12. In a transom construction with main struts and cross struts comprising identical hollow profiles having two wide side walls and two narrow side walls and bevels extending from the wide side walls towards the narrow side walls wherein two laterally attached cross struts are connected with a main strut, each narrow side wall of the main strut being provided with a through-hole to accommodate a connecting element, a pin protruding out of both sides of the main strut and penetrating into the through-holes, the ends of the pin being situated in a receptacle hole of clamping elements, and the clamping elements being adapted to an inner contour of the cross struts and situated in the end area of a cross strut with a press fit, the improvement comprising:

the hole in each clamping element is, in a predetermined insertion direction of the pin, a conically tapered hole such that the clamping element is expanded perpendicular to the hole during the insertion of the pin into the hole and thus becomes wedged against the inner wall of the cross strut; and

each clamping element has narrow side walls that are, in an area of a rear surface of the clamping element, widened laterally towards the outside and thus form a stopping element which prevents displacement of the clamping element into the cross strut when inserting the pin into the conically tapered hole of the clamping element.

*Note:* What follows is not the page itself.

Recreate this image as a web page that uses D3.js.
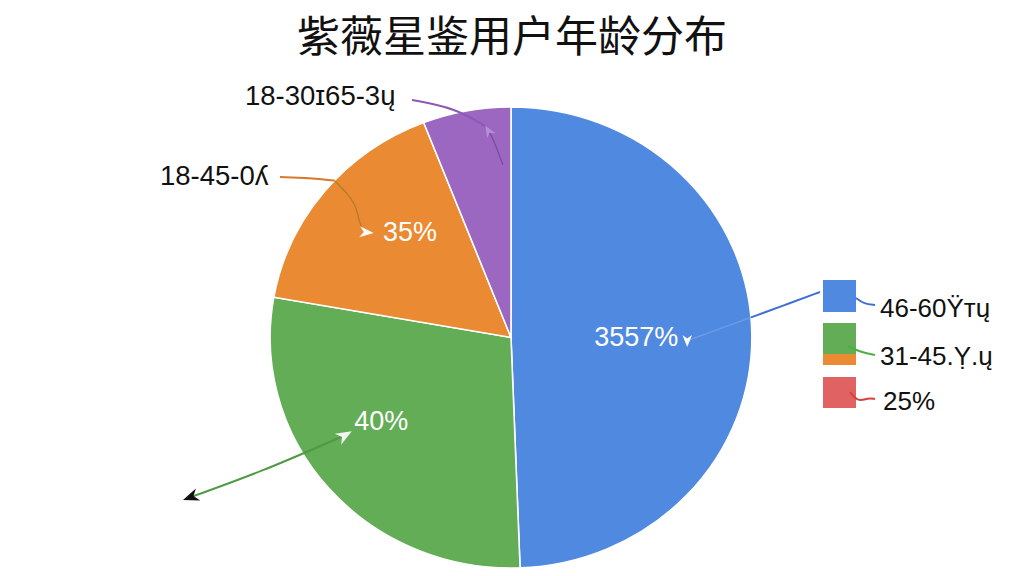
<!DOCTYPE html>
<html>
<head>
<meta charset="utf-8">
<script src="https://cdn.jsdelivr.net/npm/d3@7"></script>
<style>
  body { margin: 0; background: #fff; }
  svg { display: block; }
</style>
</head>
<body>
<script>
const width = 1024;
const height = 576;

// slices, clockwise from 12 o'clock
const sliceNames = ["46-60", "31-45", "18-45", "18-30"];
const sliceValues = [49.4, 28.4, 16.3, 5.9];
const sliceColors = ["#5089e0", "#62ad56", "#ea8a32", "#9c67c0"];
const innerLabels = ["3557%", "40%", "35%"];
const outerLabels = ["18-45-0ʎ", "18-30ɪ65-3ų"];
const legendLabels = ["46-60Ÿтų", "31-45.Ỵ.ų", "25%"];
const legendColors = ["#5089e0", "#62ad56", "#e06262"];

const svg = d3.select("body").append("svg")
  .attr("width", width).attr("height", height)
  .attr("viewBox", `0 0 ${width} ${height}`);

const cx = 511, cy = 337.5, r = 230.5, sx = 1.045;

// point on the (slightly stretched) pie, angle in degrees clockwise from top
const polar = (deg, f) => {
  const a = deg * Math.PI / 180;
  return [cx + sx * r * f * Math.sin(a), cy - r * f * Math.cos(a)];
};

const pie = d3.pie().sort(null).value(d => d);
const arcs = pie(sliceValues);
const arc = d3.arc().innerRadius(0).outerRadius(r);

svg.append("text")
  .attr("x", width / 2).attr("y", 52)
  .attr("text-anchor", "middle")
  .style("font-family", "'Noto Sans CJK SC', sans-serif")
  .style("font-size", "43px").style("font-weight", 400)
  .style("fill", "#111")
  .text("紫薇星鉴用户年龄分布");

const g = svg.append("g")
  .attr("transform", `translate(${cx},${cy}) scale(${sx},1)`);

g.selectAll("path")
  .data(arcs)
  .enter()
  .append("path")
  .attr("d", arc)
  .style("fill", (d, i) => sliceColors[i])
  .style("stroke", "#fff")
  .style("stroke-width", 1.5);

// inner percentage labels
const labelFrac = [0.52, 0.65, 0.62];
const midDeg = d => (d.startAngle + d.endAngle) / 2 * 180 / Math.PI;
const labelDeg = [midDeg(arcs[0]) + 1, midDeg(arcs[1]) + 7, midDeg(arcs[2]) + 8];

svg.append("g")
  .selectAll("text")
  .data(innerLabels)
  .enter()
  .append("text")
  .attr("x", (d, i) => polar(labelDeg[i], labelFrac[i])[0])
  .attr("y", (d, i) => polar(labelDeg[i], labelFrac[i])[1])
  .attr("text-anchor", "middle").attr("dominant-baseline", "central")
  .style("font-family", "'Liberation Sans', Arial, sans-serif")
  .style("font-size", "27px")
  .style("fill", "#fff")
  .text(d => d);

const line = d3.line().curve(d3.curveBasis);

const arrow = (p, deg, fill, s) => {
  svg.append("path")
    .attr("d", `M${s},0 L${-s},${-s * 0.8} L${-s * 0.4},0 L${-s},${s * 0.8} Z`)
    .attr("transform", `translate(${p[0]},${p[1]}) rotate(${deg})`)
    .style("fill", fill);
};

// outer labels
const outer = [
  { text: outerLabels[0], x: 160, y: 175 },
  { text: outerLabels[1], x: 245, y: 95 }
];
svg.append("g")
  .selectAll("text")
  .data(outer)
  .enter()
  .append("text")
  .attr("x", d => d.x).attr("y", d => d.y)
  .attr("dominant-baseline", "central")
  .style("font-family", "'Liberation Sans', Arial, sans-serif")
  .style("font-size", "27.5px")
  .style("fill", "#111")
  .text(d => d.text);

// orange leader
const oRim = polar(312.9, 1.0);
const oEnd = polar(306.9, 0.76);
svg.append("path")
  .attr("d", line([[280, 177], [310, 178], oRim]))
  .style("fill", "none").style("stroke", "#d9772a").style("stroke-width", 2);
svg.append("path")
  .attr("d", line([oRim, [oRim[0] + 22, oRim[1] + 22], [oEnd[0] - 6, oEnd[1] - 10], oEnd]))
  .style("fill", "none").style("stroke", "#b8782e").style("stroke-width", 1.3);
arrow([oEnd[0] + 2, oEnd[1]], 5, "#fff", 7);

// purple leader
const pRim = polar(353.6, 0.92);
const pEnd = polar(357.4, 0.75);
svg.append("path")
  .attr("d", line([[412, 100], [455, 108], pRim]))
  .style("fill", "none").style("stroke", "#8c58b6").style("stroke-width", 2);
svg.append("path")
  .attr("d", line([pRim, [pRim[0] + 8, pRim[1] + 14], pEnd]))
  .style("fill", "none").style("stroke", "#7d4aa6").style("stroke-width", 1.3);
arrow([pRim[0] + 2, pRim[1] + 4], 240, "#b58fd6", 6);

// green leader
const gIn = polar(238.4, 0.81);
const gOut = polar(242.5, 1.5);
svg.append("path")
  .attr("d", line([gOut, [gOut[0] + 70, gOut[1] - 25], gIn]))
  .style("fill", "none").style("stroke", "#4e9a45").style("stroke-width", 2);
arrow(gOut, 160, "#111", 8);
arrow(gIn, -30, "#f4f4f4", 8);

// legend
const legendY = [280, 323, 377];
const legendH = [32, 42, 31];
const lg = svg.append("g");
lg.selectAll("rect")
  .data(legendColors)
  .enter()
  .append("rect")
  .attr("x", 823).attr("y", (d, i) => legendY[i])
  .attr("width", 33).attr("height", (d, i) => legendH[i])
  .style("fill", d => d);
lg.append("rect")
  .attr("x", 823).attr("y", 354).attr("width", 33).attr("height", 11)
  .style("fill", sliceColors[2]);

lg.selectAll("text")
  .data(legendLabels)
  .enter()
  .append("text")
  .attr("x", (d, i) => i === 2 ? 883 : 880)
  .attr("y", (d, i) => [308, 356, 401][i])
  .attr("dominant-baseline", "central")
  .style("font-family", "'Liberation Sans', Arial, sans-serif")
  .style("font-size", "26px")
  .style("fill", "#111")
  .text(d => d);

// legend connectors
const bRim = polar(85, 1.0);
const bEnd = polar(90.8, 0.74);
svg.append("path")
  .attr("d", line([[820, 292], [785, 305], bRim]))
  .style("fill", "none").style("stroke", "#3d6fd4").style("stroke-width", 2);
svg.append("path")
  .attr("d", line([bRim, bEnd]))
  .style("fill", "none").style("stroke", "#6d9ce6").style("stroke-width", 1.5);
arrow([bEnd[0] - 2, bEnd[1] + 1], 90, "#fff", 6);

svg.append("path")
  .attr("d", line([[856, 298], [864, 304], [875, 305]]))
  .style("fill", "none").style("stroke", "#3d6fd4").style("stroke-width", 2);
svg.append("path")
  .attr("d", line([[848, 346], [860, 352], [875, 355]]))
  .style("fill", "none").style("stroke", "#4fae45").style("stroke-width", 2);
svg.append("path")
  .attr("d", line([[850, 392], [858, 402], [868, 398], [875, 399]]))
  .style("fill", "none").style("stroke", "#d84040").style("stroke-width", 2);
</script>
</body>
</html>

13. Connecting device according to claim 12, wherein:

each clamping element has a longitudinal slot similar to a straddling dowel, whereby the slot exits into a front face edge of the clamping element in the insertion direction, penetrates the receptacle hole for the pin, ends before the rear face edge of the clamping element, and has the shape of a wedge in its relaxed condition, in which the clamping element is not inserted into the cross strut; and further comprising

two clamping element limbs defined by said slot and extending with two parallel longitudinal side edges apart from each other in the direction towards the front face edge of the clamping element,

whereby both limbs are parallel to the slot clamped against the inner walls of it narrow side of the cross struts due to the wedge effect caused by the closed slot when the clamping element is inserted into the cross strut.

14. Connecting device according to claim 12, wherein the receptacle hole in the clamping element for the pin is a blind hole.

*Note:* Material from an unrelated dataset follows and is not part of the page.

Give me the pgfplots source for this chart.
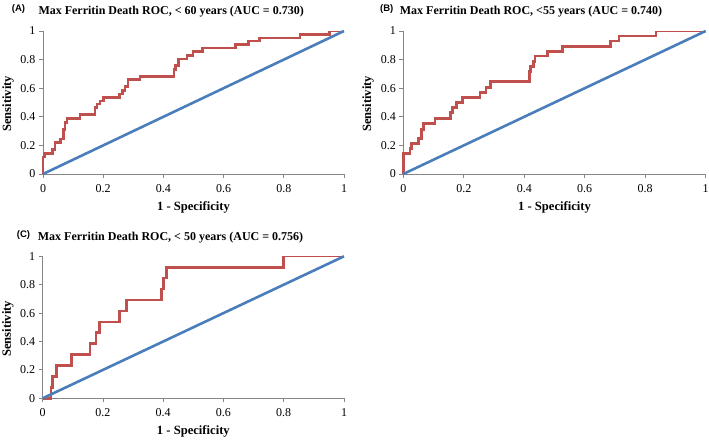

15. Connecting device according to claim 12, wherein the receptacle hole in the clamping element for the pin is configured to provide substantially an exact fit with the pin.

16. Connecting device according to claim 12, wherein the pin and the receptacle hole for the pin have a square cross section.

17. Connecting device according to claim 16, wherein each clamping element is, in the area of its front face edge, tapered to define transversely extending guide surfaces.

18. Connecting device according to claim 12, wherein the stopping element, in the area of a rear face edge of the clamping elements, is defined by a border that protrudes over an outer contour of the clamping elements.

19. Connecting device according to claim 18, wherein the border is formed by slanted surfaces of an outer wall of the clamping element which have a transverse incline toward the rear face edge.

20. Connecting device according to claim 12, wherein the hole for the pin in the clamping element extends over approximately two-thirds of the length of the clamping elements.

21. Connecting device according to claim 13, wherein the slot in the clamping elements extends over approximately two-thirds of the length of the clamping elements.

22. A method for manufacturing a transom construction comprising at least one main strut (1) and cross struts (2 or 3) having identical hollow profiles with two wide side walls and two narrow side walls, and bevels extending from the wide side walls toward the narrow side walls, wherein two laterally attached cross struts can be connected with the main strut (1), each narrow side v/all of the main strut (1) being provided with a through-hole (12) for receiving a pin (11) protruding out of both sides of the main strut (1) and penetrating into the through-holes, so that ends of the pin (11) can be situated in a hole of a clamping element (13) adapted to an inner contour of the cross struts (2 or 3) and situated in an end area of the cross strut (2 or 3) with a press fit, comprising the steps of:

contour milling the cross struts to produce sections (5, 5') arranged on face edges of the wide side walls of the cross struts (2 or 3) and configured for overlapping the bevels of the wide side walls of the main strut (1);

sawing or milling through-holes through the narrow side walls of the main strut (1) and extending into the wide side walls for forming tetragonal recesses, the through-holes being perpendicular to or angled against the longitudinal direction of the main strut, whereby a width of said tetragonal recesses is, in the longitudinal direction of the main strut (1), configured to receive the diameter of the pin (11 ) without substantial play; and

providing the width of the tetragonal recesses, in the transverse direction of the main strut (1), with a certain amount of play for the pin (11) such that the sections (5, 5') may, as the cross struts are connected with the main strut, be placed against the outer contour of the wide side walls of the main strut (1) without constraint.